The casualties of war extend far beyond the battlefields. Loved ones of fallen soldiers are emotionally disabled and forever wounded. The Casualty Notification Office is responsible for delivering the worst possible news — that of a husband, wife, son or daughter whose life has been lost in combat.
“The Messenger” is a film about two men a military family never wants to have knocking at the door. Within 24 hours of a soldier’s death, Capt. Tony Stone (Woody Harrelson) and Staff Sergeant Will Montgomery (Ben Foster) are in charge of locating the next of kin and giving them the barest facts: where, when and how the soldier died. There are to be no condolences, no touching, no future contact.
Stone, a veteran of Desert Storm and semi-recovering alcoholic, has been breaking the bad news for a long time and has it down pat. Montgomery, recently wounded in Iraq, is serving out the last three months of his tour of duty. He’s had his fill of death and despair. For Stone, it’s a “hit and git” operation. For Montgomery, it’s a gut-wrenching, personal confrontation. Breaking all the rules, he falls in love with a new and not-so-grieving widow (the wonderful Samantha Morton).

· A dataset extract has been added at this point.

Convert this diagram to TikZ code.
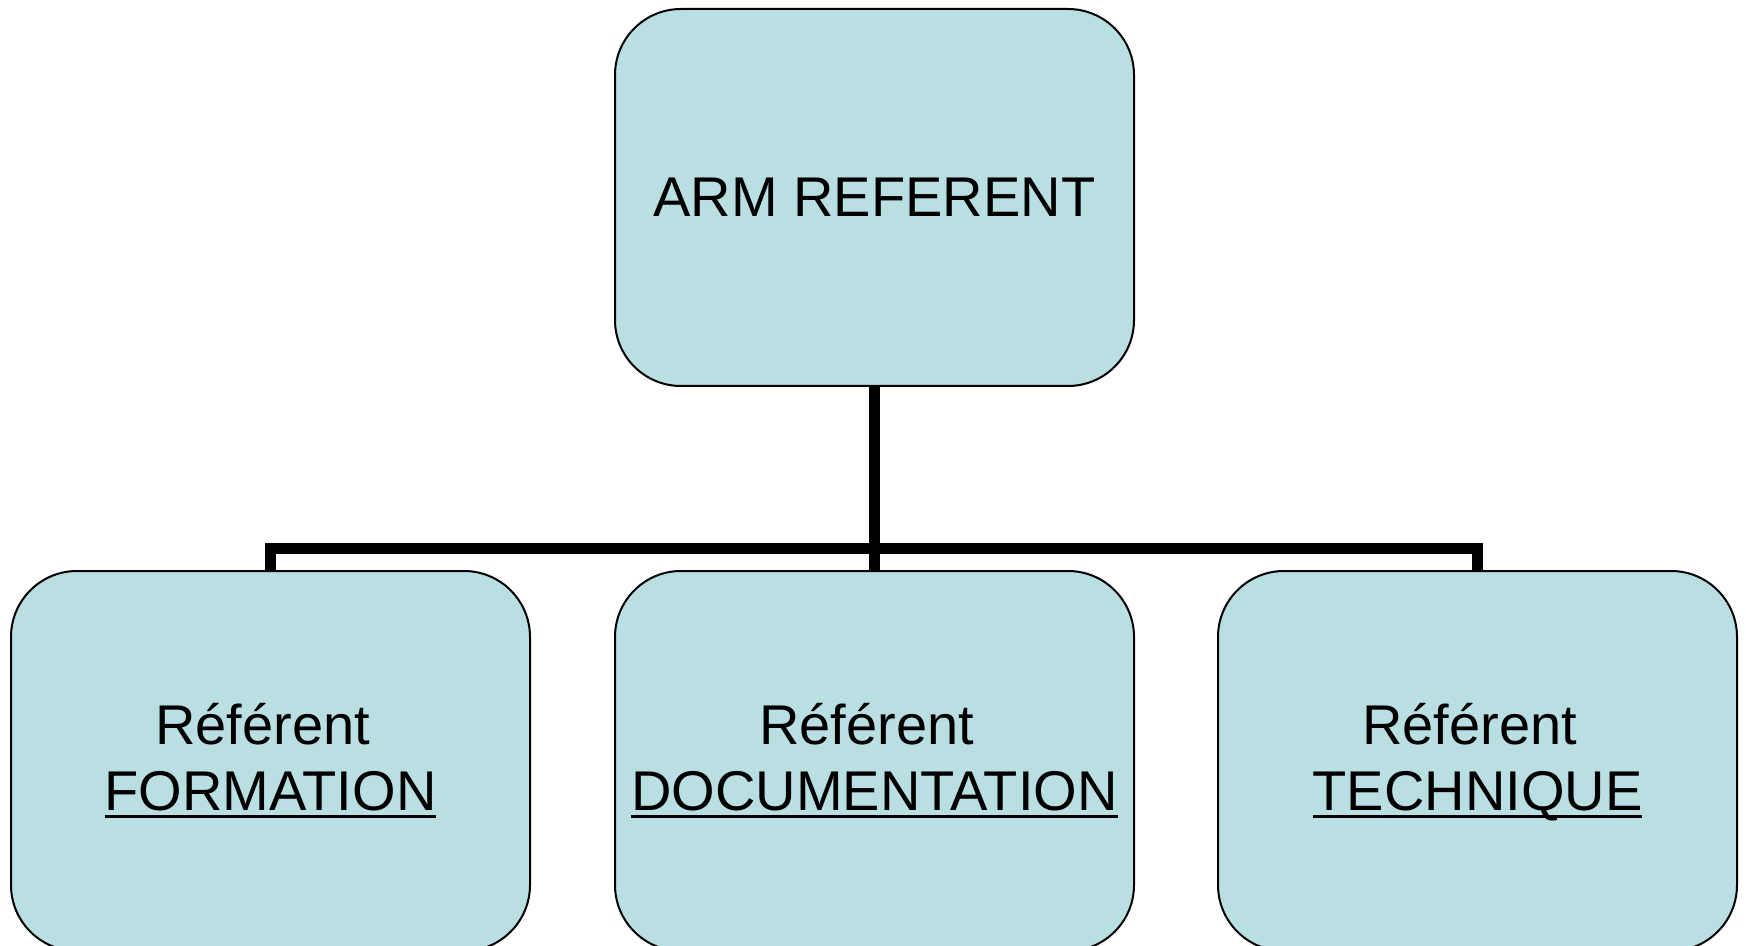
\documentclass[tikz,border=0pt]{standalone}
\usepackage{fontspec}
\setmainfont{Liberation Sans}
\newcommand{\ulword}[1]{\vtop{\hbox{\raisebox{0pt}[\height][0pt]{#1}}\kern2.2pt\hrule height 1.5pt}}
\definecolor{boxblue}{RGB}{185,223,227}

\tikzstyle{box} = [rectangle,draw=black,line width=1pt,fill=boxblue,rounded corners=33pt,minimum width=259.5pt,inner sep=0pt,outer sep=0pt,align=center,font=\fontsize{28}{33}\selectfont]
\tikzstyle{link} = [line width=5.5pt]

\begin{document}
\begin{tikzpicture}[x=0.5pt,y=-0.5pt]
	\useasboundingbox (0,0) rectangle (1746,946);

	\node[box,minimum height=188.5pt] (arm) at (874.5,197.5) {ARM REFERENT};
	\node[box,minimum height=190pt] (form) at (270.5,761) {Référent\kern0.28em\\\ulword{FORMATION}};
	\node[box,minimum height=190pt] (doc) at (874.5,761) {Référent\kern0.28em\\\ulword{DOCUMENTATION}};
	\node[box,minimum height=190pt] (tech) at (1477.5,761) {Référent\kern0.28em\\\ulword{TECHNIQUE}};

	\coordinate (bus) at (874.5,548);

	\draw[link] (arm.south) -- (doc.north);
	\draw[link] (form.north) |- (bus) -| (tech.north);
\end{tikzpicture}
\end{document}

Harrelson is terrific in this hard-ass-turned-compassionate-soldier role and has been nominated for an Oscar for Best Supporting Actor. But Foster owns this film. The scene-stealer from the fantastic “3:10 to Yuma,” Foster’s compelling performance proves that he’s a young and gifted actor with a bright future.
Combat veteran of the Israeli army, Oren Moverman directs (first time) and scripts (“Married Life,” “I’m Not There”) this intense drama. Employing a straightforward approach sans fancy camerawork or overwrought scoring, Moverman nails the tricky subject matter. He and co-writer Alessandro Camon are also nominated for an Oscar for best writing.
“The Messenger” deals with open wounds and quelling the pain — a senseless pain, which only wars can inflict. If only that message could prevail, perhaps actions would not speak louder than words.